← Back to Reviews
 


The Beyond, 1981

Liza (Catriona MacColl) has just purchased a run-down hotel in Louisiana, unaware of the building's dark history, including a man named Schweick (Antoine Saint-John) being killed in his room for practicing the occult. As strange and deadly events begin to unfold in the hotel, Liza and Dr. McCabe (David Warbeck) must get to the bottom of things.

I am a perpetual (and at this point unabashed) multitasker when I watch films. Ironically, I seem to engage better with stories when I can do something else as I watch them: folding laundry, reading a book, etc). But I will say this about Fulci: his films demand all of your attention.

This is probably my favorite of what I've seen from Fulci in terms of combining visuals and story. Yes, of course there is plenty of eyeball trauma and melting faces. But there's a real coherence to the hotel "reviving" and the effect it has on the recently--and not so recently--dead. Most people tend to talk about Fulci's more, um, excessive displays of gore (maggots anyone?), but I found that my favorite scares here were more of the slow-burn variety. My favorite shot was of a reanimated corpse slowly using his finger to rip a hole in his body bag.
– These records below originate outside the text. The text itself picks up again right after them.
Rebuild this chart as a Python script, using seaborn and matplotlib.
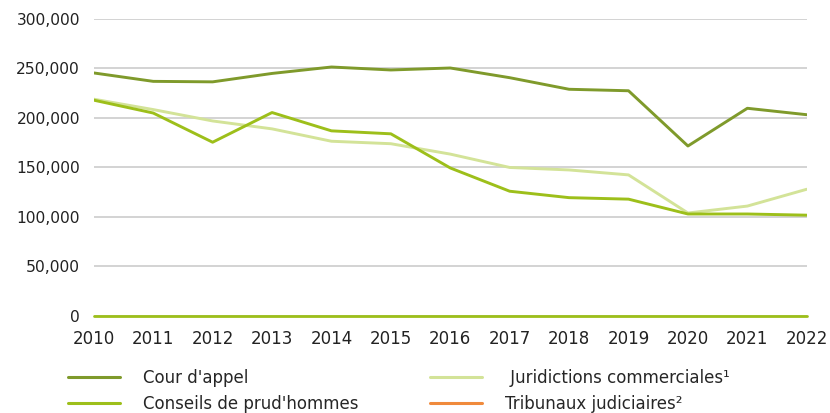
import pandas as pd
import numpy as np
import matplotlib.pyplot as plt
import seaborn as sns
from matplotlib.ticker import FuncFormatter
from matplotlib.lines import Line2D

# -----------------------------
# DATA
# -----------------------------
years = list(range(2010, 2023))
cour_appel = [245500, 237000, 236500, 245000, 251500, 248500, 250500, 240700, 229000, 227500, 171700, 209800, 203300]
prudhommes = [218000, 205000, 175500, 205500, 187000, 184000, 149500, 126000, 119500, 118000, 103000, 103000, 101800]
jur_commerciales = [219000, 208500, 197000, 189000, 176500, 174000, 163500, 150000, 147500, 142500, 104000, 111000, 128000]

legend_col1 = ["Cour d'appel", "Conseils de prud'hommes"]
legend_col2 = [" Juridictions commerciales\u00b9", "Tribunaux judiciaires\u00b2"]
colors = {"Cour d'appel": "#7f9a2b",
          "Conseils de prud'hommes": "#9dbf1a",
          " Juridictions commerciales\u00b9": "#d3e398",
          "Tribunaux judiciaires\u00b2": "#f08a3c"}

df = pd.DataFrame({
    "year": years * 3,
    "value": cour_appel + prudhommes + jur_commerciales,
    "series": (["Cour d'appel"] * len(years)
               + ["Conseils de prud'hommes"] * len(years)
               + [" Juridictions commerciales\u00b9"] * len(years)),
})

# -----------------------------
# PLOT
# -----------------------------
sns.set_style("white")
plt.rcParams['font.family'] = ['DejaVu Sans']

fig = plt.figure(figsize=(8.3, 4.13), dpi=100)
ax = fig.add_axes([0.113, 0.235, 0.859, 0.719])

sns.lineplot(data=df, x="year", y="value", hue="series",
             palette=colors, linewidth=2.1, legend=False, ax=ax, zorder=3,
             hue_order=[" Juridictions commerciales\u00b9", "Conseils de prud'hommes", "Cour d'appel"])
# baseline at zero drawn in green
ax.axhline(0, color="#9dbf1a", lw=2, zorder=2.5, clip_on=False)

ax.set_xlim(2010, 2022)
ax.set_ylim(0, 300000)
ax.set_yticks(np.arange(0, 300001, 50000))
ax.set_xticks(years)
ax.yaxis.set_major_formatter(FuncFormatter(lambda v, p: f"{int(v):,}"))
ax.grid(axis="y", color="#cccccc", lw=1.2)
ax.set_axisbelow(True)
for s in ax.spines.values():
    s.set_visible(False)
ax.tick_params(axis="both", length=0, labelsize=12, colors="#222222")
ax.tick_params(axis="x", pad=10)
ax.tick_params(axis="y", pad=10, labelsize=11.2)
ax.set_xlabel("")
ax.set_ylabel("")

# two legend columns placed separately
for names, x0 in [(legend_col1, 68 / 830), (legend_col2, 430 / 830)]:
    handles = [Line2D([], [], color=colors[n], lw=2.2) for n in names]
    leg = fig.legend(handles, names, loc="center left",
                     bbox_to_anchor=(x0, 1 - 391 / 413),
                     frameon=False, fontsize=12, handlelength=3.1,
                     handletextpad=1.4, labelspacing=0.45,
                     borderpad=0, borderaxespad=0)

plt.savefig("out.png", dpi=100)
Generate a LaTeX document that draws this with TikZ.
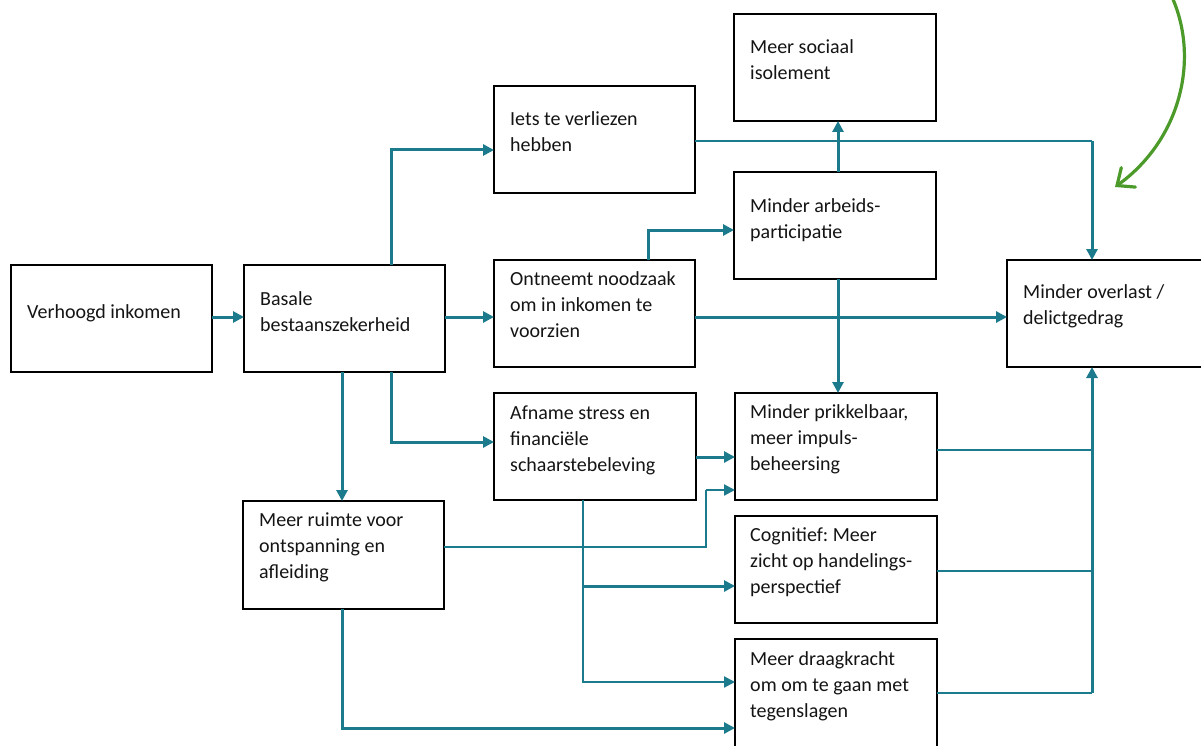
\documentclass[tikz,border=0pt]{standalone}
\usepackage{fontspec}
\setmainfont{Carlito}
\usetikzlibrary{arrows.meta,fit}
\definecolor{teal1}{HTML}{1B7B8C}
\definecolor{grn}{HTML}{4C9B2A}
\frenchspacing
\begin{document}
\begin{tikzpicture}[x=1pt,y=-1pt,
  box/.style={draw=black, line width=2.4pt, inner sep=0pt, outer sep=0pt, rectangle},
  txt/.style={anchor=north west, inner sep=0pt, align=left, font=\fontsize{20}{26}\selectfont\frenchspacing, text=black!92},
  thk/.style={draw=teal1, line width=3pt},
  thn/.style={draw=teal1, line width=2.2pt},
  arr/.style={thk, -{Triangle[length=11pt,width=11pt]}},
  tarr/.style={thn, -{Triangle[length=11pt,width=11pt]}}]
\useasboundingbox (0,0) rectangle (1201,746);
\clip (0,0) rectangle (1201,746);
% boxes
\node[box, fit={(11,265) (212,372)}] (V) {};
\node[box, fit={(244,265) (445,372)}] (B) {};
\node[box, fit={(494,86) (695,193)}] (I) {};
\node[box, fit={(494,260) (695,367)}] (O) {};
\node[box, fit={(734,14) (936,121)}] (S) {};
\node[box, fit={(734,172) (936,279)}] (A) {};
\node[box, fit={(1007,260) (1215,367)}] (X) {};
\node[box, fit={(735,393) (937,500)}] (P) {};
\node[box, fit={(735,516) (937,623)}] (C) {};
\node[box, fit={(735,639) (937,760)}] (D) {};
\node[box, fit={(494,393) (696,500)}] (F) {};
\node[box, fit={(243,501) (444,609)}] (R) {};
% texts
\node[txt] (Vt) at (27,299.8) {\strut Verhoogd inkomen};
\node[txt] (Bt) at (260,286.8) {\strut Basale\\bestaanszekerheid};
\node[txt] (It) at (510,106.8) {\strut Iets te verliezen\\hebben};
\node[txt] (Ot) at (510,266.8) {\strut Ontneemt noodzaak\\om in inkomen te\\voorzien};
\node[txt] (St) at (750,34.8) {\strut Meer sociaal\\isolement};
\node[txt] (At) at (750,193.8) {\strut Minder arbeids-\\participatie};
\node[txt] (Xt) at (1023,279.8) {\strut Minder overlast /\\delictgedrag};
\node[txt] (Pt) at (750,399.8) {\strut Minder prikkelbaar,\\meer impuls-\\beheersing};
\node[txt] (Ct) at (750,522.8) {\strut Cognitief: Meer\\zicht op handelings-\\perspectief};
\node[txt] (Dt) at (750,646.8) {\strut Meer draagkracht\\om om te gaan met\\tegenslagen};
\node[txt] (Ft) at (510,400.8) {\strut Afname stress en\\financiële\\schaarstebeleving};
\node[txt] (Rt) at (259,507.8) {\strut Meer ruimte voor\\ontspanning en\\afleiding};
% helper coordinates
\coordinate (k1) at (1092,141);
\coordinate (k2) at (706,490);
\coordinate (k3) at (583,586);
\coordinate (k4) at (1092,693);
\coordinate (k5) at (1092,450);
\coordinate (k6) at (1092,571);
% connectors
\draw[arr] (V.east |- 0,317) -- (B.west |- 0,317);
\draw[arr] (B.east |- 0,317) -- (O.west |- 0,317);
\draw[arr] (B.north -| 391,0) |- (I.west |- 0,150);
\draw[arr] (B.south -| 391,0) |- (F.west |- 0,442);
\draw[arr] (B.south -| 342,0) -- (R.north -| 342,0);
\draw[arr] (O.north -| 648,0) |- (A.west |- 0,230);
\draw[arr] (O.east |- 0,317) -- (X.west |- 0,317);
\draw[thn] (I.east |- 0,141) -- (k1);
\draw[arr] (k1) -- (X.north -| k1);
\draw[arr] (A.north -| 838,0) -- (S.south -| 838,0);
\draw[arr] (A.south -| 838,0) -- (P.north -| 838,0);
\draw[arr] (F.east |- 0,457) -- (P.west |- 0,457);
\draw[thn] (R.east |- 0,547) -| (k2);
\draw[tarr] (k2) -- (P.west |- k2);
\draw[tarr] (F.south -| 583,0) |- (D.west |- 0,682);
\draw[arr] (k3) -- (C.west |- k3);
\draw[arr] (R.south -| 342,0) |- (D.west |- 0,728);
\draw[thn] (P.east |- k5) -- (k5);
\draw[thn] (C.east |- k6) -- (k6);
\draw[thn] (D.east |- k4) -- (k4);
\draw[arr] (k4) -- (X.south -| k4);
% green arrow
\coordinate (g1) at (1172,-3);
\coordinate (g2) at (1115,187);
\draw[grn, line width=3.2pt, line cap=round, -{Straight Barb[length=14pt,width=24pt,line cap=round]}] (g1) .. controls (1200,60) and (1180,140) .. (g2);
\end{tikzpicture}
\end{document}
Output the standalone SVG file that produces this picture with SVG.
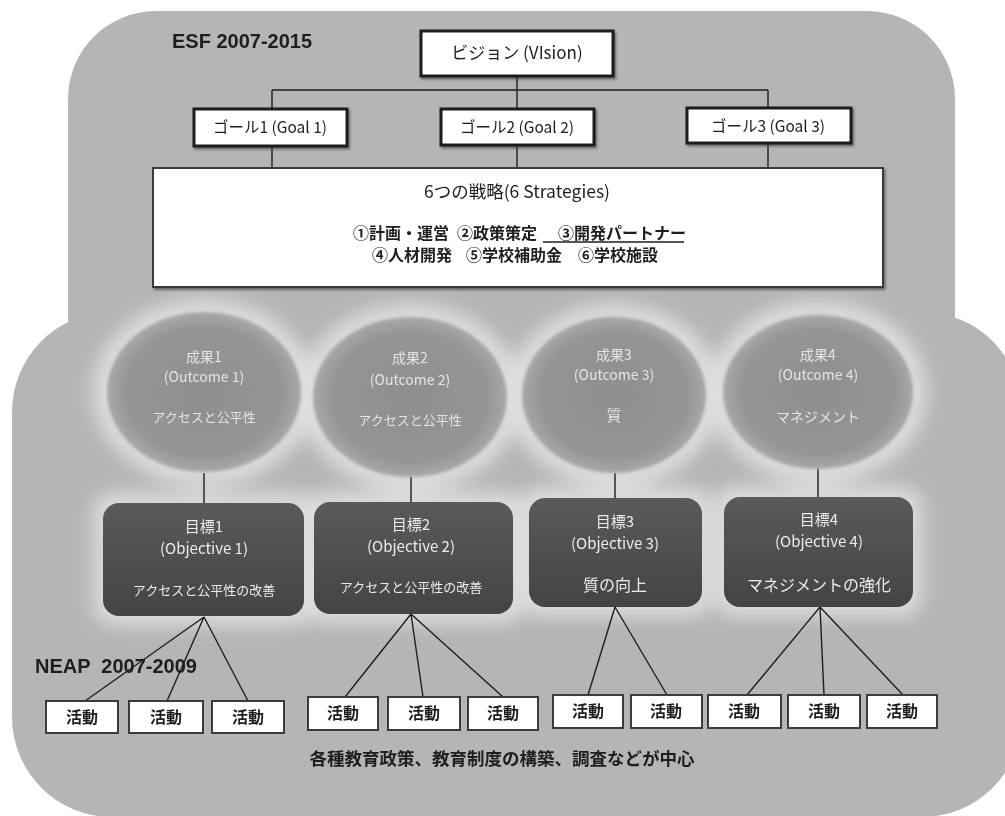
<svg xmlns="http://www.w3.org/2000/svg" width="1005" height="816" viewBox="0 0 1005 816">
<defs>
  <style>
    .jp { font-family: "Noto Sans CJK JP", "Noto Sans", sans-serif; }
    .lat { font-family: "Liberation Sans", Arial, sans-serif; font-weight: bold; fill: #1e1e1e; }
    .wbox { fill: #ffffff; stroke: #1c1c1c; stroke-width: 3; }
    .sbox { fill: #ffffff; stroke: #3a3a3a; stroke-width: 2; }
    .abox { fill: #ffffff; stroke: #3c3c3c; stroke-width: 2; }
    .obox { fill: #4d4d4d; }
    .dark { fill: #1e1e1e; }
    .light { fill: #ececec; }
    .eltxt { fill: #e4e4e4; }
    .conn { stroke: #1e1e1e; stroke-width: 1.4; fill: none; }
    .halo { fill: #e2e2e2; opacity: 0.85; }
  </style>
  <radialGradient id="ellg" cx="50%" cy="50%" r="50%">
    <stop offset="0%" stop-color="#8e8e8e"/>
    <stop offset="80%" stop-color="#959595"/>
    <stop offset="100%" stop-color="#a8a8a8"/>
  </radialGradient>
  <linearGradient id="objg" x1="0" y1="0" x2="0" y2="1">
    <stop offset="0%" stop-color="#5a5a5a"/>
    <stop offset="100%" stop-color="#444444"/>
  </linearGradient>
  <filter id="blur" x="-30%" y="-30%" width="160%" height="160%">
    <feGaussianBlur stdDeviation="9"/>
  </filter>
  <filter id="soft" x="-10%" y="-10%" width="120%" height="120%">
    <feGaussianBlur stdDeviation="1.5"/>
  </filter>
  <filter id="shadow" x="-10%" y="-10%" width="130%" height="140%">
    <feDropShadow dx="1.5" dy="2" stdDeviation="1" flood-color="#333" flood-opacity="0.6"/>
  </filter>
</defs>

<rect x="0" y="0" width="1005" height="816" fill="#ffffff"/>

<g id="background">
  <rect x="68" y="11" width="887" height="420" rx="88" ry="88" fill="#b5b5b5"/>
  <rect x="12" y="312" width="1010" height="505" rx="100" ry="100" fill="#b5b5b5"/>
  <!-- light glows around outcomes and objectives -->
  <g filter="url(#blur)">
    <ellipse class="halo" cx="204" cy="392" rx="112" ry="94"/>
    <ellipse class="halo" cx="410" cy="397" rx="112" ry="94"/>
    <ellipse class="halo" cx="614" cy="395" rx="108" ry="92"/>
    <ellipse class="halo" cx="818" cy="392" rx="110" ry="92"/>
    <rect class="halo" x="93" y="492" width="221" height="134" rx="20"/>
    <rect class="halo" x="304" y="491" width="219" height="133" rx="20"/>
    <rect class="halo" x="519" y="487" width="193" height="130" rx="20"/>
    <rect class="halo" x="714" y="486" width="209" height="131" rx="20"/>
  </g>
</g>

<g id="title-esf">
  <text class="lat" x="172" y="48" font-size="20">ESF 2007-2015</text>
</g>
<g id="title-neap">
  <text class="lat" x="35" y="673" font-size="20" xml:space="preserve">NEAP  2007-2009</text>
</g>

<g id="connectors">
  <path class="conn" d="M517,76 V90 M272,90 H768 M272,90 V109 M517,90 V109 M768,90 V108"/>
  <path class="conn" d="M272,146 V168 M517,145 V168 M768,143 V168"/>
  <path class="conn" d="M204,473 V503 M411,477 V502 M615,473 V498 M818,468 V497"/>
  <path class="conn" d="M204,617 L85,701 M204,617 L167,701 M204,617 L248,701"/>
  <path class="conn" d="M411,614 L345,697 M411,614 L423,697 M411,614 L503,697"/>
  <path class="conn" d="M615,607 L588,695 M615,607 L667,695"/>
  <path class="conn" d="M820,607 L747,695 M820,607 L824,695 M820,607 L903,695"/>
</g>

<g id="vision">
  <rect class="wbox" x="421" y="31" width="192" height="45" filter="url(#shadow)"/>
  <text class="jp dark" x="517" y="59" font-size="17" text-anchor="middle">ビジョン (VIsion)</text>
</g>

<g id="goal1">
  <rect class="wbox" x="194" y="109" width="153" height="37" filter="url(#shadow)"/>
  <text class="jp dark" x="270" y="133" font-size="15.5" text-anchor="middle">ゴール1 (Goal 1)</text>
</g>
<g id="goal2">
  <rect class="wbox" x="441" y="109" width="153" height="36" filter="url(#shadow)"/>
  <text class="jp dark" x="517" y="133" font-size="15.5" text-anchor="middle">ゴール2 (Goal 2)</text>
</g>
<g id="goal3">
  <rect class="wbox" x="687" y="108" width="164" height="35" filter="url(#shadow)"/>
  <text class="jp dark" x="768" y="132" font-size="15.5" text-anchor="middle">ゴール3 (Goal 3)</text>
</g>

<g id="strategies">
  <rect class="sbox" x="153" y="168" width="730" height="119" filter="url(#shadow)"/>
  <text class="jp dark" x="517" y="198" font-size="17.5" text-anchor="middle">6つの戦略(6 Strategies)</text>
  <text class="jp dark" y="239" font-size="16" font-weight="bold"><tspan x="353">①計画・運営</tspan><tspan x="457">②政策策定</tspan><tspan x="558">③開発パートナー</tspan></text>
  <line x1="543" y1="242" x2="684" y2="242" stroke="#1e1e1e" stroke-width="1.6"/>
  <text class="jp dark" y="261" font-size="16" font-weight="bold"><tspan x="372">④人材開発</tspan><tspan x="466">⑤学校補助金</tspan><tspan x="578">⑥学校施設</tspan></text>
</g>

<g id="outcome1">
  <ellipse cx="204" cy="392" rx="97" ry="80" fill="url(#ellg)" filter="url(#soft)"/>
  <text class="jp eltxt" x="204" y="362" font-size="14" text-anchor="middle">成果1</text>
  <text class="jp eltxt" x="204" y="382" font-size="14" text-anchor="middle">(Outcome 1)</text>
  <text class="jp eltxt" x="204" y="422" font-size="13" text-anchor="middle">アクセスと公平性</text>
</g>
<g id="outcome2">
  <ellipse cx="410" cy="397" rx="97" ry="80" fill="url(#ellg)" filter="url(#soft)"/>
  <text class="jp eltxt" x="410" y="363" font-size="14" text-anchor="middle">成果2</text>
  <text class="jp eltxt" x="410" y="385" font-size="14" text-anchor="middle">(Outcome 2)</text>
  <text class="jp eltxt" x="410" y="425" font-size="13" text-anchor="middle">アクセスと公平性</text>
</g>
<g id="outcome3">
  <ellipse cx="614" cy="395" rx="92" ry="78" fill="url(#ellg)" filter="url(#soft)"/>
  <text class="jp eltxt" x="614" y="360" font-size="14" text-anchor="middle">成果3</text>
  <text class="jp eltxt" x="614" y="380" font-size="14" text-anchor="middle">(Outcome 3)</text>
  <text class="jp eltxt" x="614" y="421" font-size="15" text-anchor="middle">質</text>
</g>
<g id="outcome4">
  <ellipse cx="818" cy="392" rx="95" ry="77" fill="url(#ellg)" filter="url(#soft)"/>
  <text class="jp eltxt" x="818" y="360" font-size="14" text-anchor="middle">成果4</text>
  <text class="jp eltxt" x="818" y="380" font-size="14" text-anchor="middle">(Outcome 4)</text>
  <text class="jp eltxt" x="818" y="422" font-size="14" text-anchor="middle">マネジメント</text>
</g>

<g id="objective1">
  <rect x="103" y="503" width="201" height="113" rx="16" fill="url(#objg)"/>
  <text class="jp light" x="204" y="532" font-size="15" text-anchor="middle">目標1</text>
  <text class="jp light" x="204" y="554" font-size="15" text-anchor="middle">(Objective 1)</text>
  <text class="jp light" x="204" y="595" font-size="13" text-anchor="middle">アクセスと公平性の改善</text>
</g>
<g id="objective2">
  <rect x="314" y="502" width="199" height="112" rx="16" fill="url(#objg)"/>
  <text class="jp light" x="411" y="530" font-size="15" text-anchor="middle">目標2</text>
  <text class="jp light" x="411" y="552" font-size="15" text-anchor="middle">(Objective 2)</text>
  <text class="jp light" x="411" y="592" font-size="13" text-anchor="middle">アクセスと公平性の改善</text>
</g>
<g id="objective3">
  <rect x="529" y="498" width="173" height="109" rx="16" fill="url(#objg)"/>
  <text class="jp light" x="615" y="527" font-size="15" text-anchor="middle">目標3</text>
  <text class="jp light" x="615" y="549" font-size="15" text-anchor="middle">(Objective 3)</text>
  <text class="jp light" x="615" y="591" font-size="16" text-anchor="middle">質の向上</text>
</g>
<g id="objective4">
  <rect x="724" y="497" width="189" height="110" rx="16" fill="url(#objg)"/>
  <text class="jp light" x="819" y="525" font-size="15" text-anchor="middle">目標4</text>
  <text class="jp light" x="819" y="547" font-size="15" text-anchor="middle">(Objective 4)</text>
  <text class="jp light" x="819" y="591" font-size="16" text-anchor="middle">マネジメントの強化</text>
</g>

<g id="activity1-1"><rect class="abox" x="46" y="701" width="72" height="32"/><text class="jp dark" x="82" y="723" font-size="16" font-weight="bold" text-anchor="middle">活動</text></g>
<g id="activity1-2"><rect class="abox" x="129" y="701" width="74" height="32"/><text class="jp dark" x="166" y="723" font-size="16" font-weight="bold" text-anchor="middle">活動</text></g>
<g id="activity1-3"><rect class="abox" x="212" y="701" width="72" height="32"/><text class="jp dark" x="248" y="723" font-size="16" font-weight="bold" text-anchor="middle">活動</text></g>

<g id="activity2-1"><rect class="abox" x="308" y="697" width="70" height="33"/><text class="jp dark" x="343" y="719" font-size="16" font-weight="bold" text-anchor="middle">活動</text></g>
<g id="activity2-2"><rect class="abox" x="388" y="697" width="72" height="33"/><text class="jp dark" x="424" y="719" font-size="16" font-weight="bold" text-anchor="middle">活動</text></g>
<g id="activity2-3"><rect class="abox" x="468" y="697" width="70" height="33"/><text class="jp dark" x="503" y="719" font-size="16" font-weight="bold" text-anchor="middle">活動</text></g>

<g id="activity3-1"><rect class="abox" x="553" y="695" width="70" height="33"/><text class="jp dark" x="588" y="717" font-size="16" font-weight="bold" text-anchor="middle">活動</text></g>
<g id="activity3-2"><rect class="abox" x="631" y="695" width="71" height="33"/><text class="jp dark" x="666" y="717" font-size="16" font-weight="bold" text-anchor="middle">活動</text></g>

<g id="activity4-1"><rect class="abox" x="708" y="695" width="73" height="33"/><text class="jp dark" x="744" y="717" font-size="16" font-weight="bold" text-anchor="middle">活動</text></g>
<g id="activity4-2"><rect class="abox" x="788" y="695" width="72" height="33"/><text class="jp dark" x="824" y="717" font-size="16" font-weight="bold" text-anchor="middle">活動</text></g>
<g id="activity4-3"><rect class="abox" x="867" y="695" width="70" height="33"/><text class="jp dark" x="902" y="717" font-size="16" font-weight="bold" text-anchor="middle">活動</text></g>

<g id="footer">
  <text class="jp dark" x="502" y="765" font-size="17.5" font-weight="bold" text-anchor="middle">各種教育政策、教育制度の構築、調査などが中心</text>
</g>
</svg>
What probably appeals most to me about this one was the way that it captures the intimidating "magic" of a dream/nightmare. Things happen that are strange and don't make sense, and the characters are struggling to fit those things into some kind of reality. And rather than try to explain away what is happening, the movie lets everything hold together loosely.

I also thought that the ending of the movie (no spoilers!) was bold and unexpected and kind of beautiful in a weird way.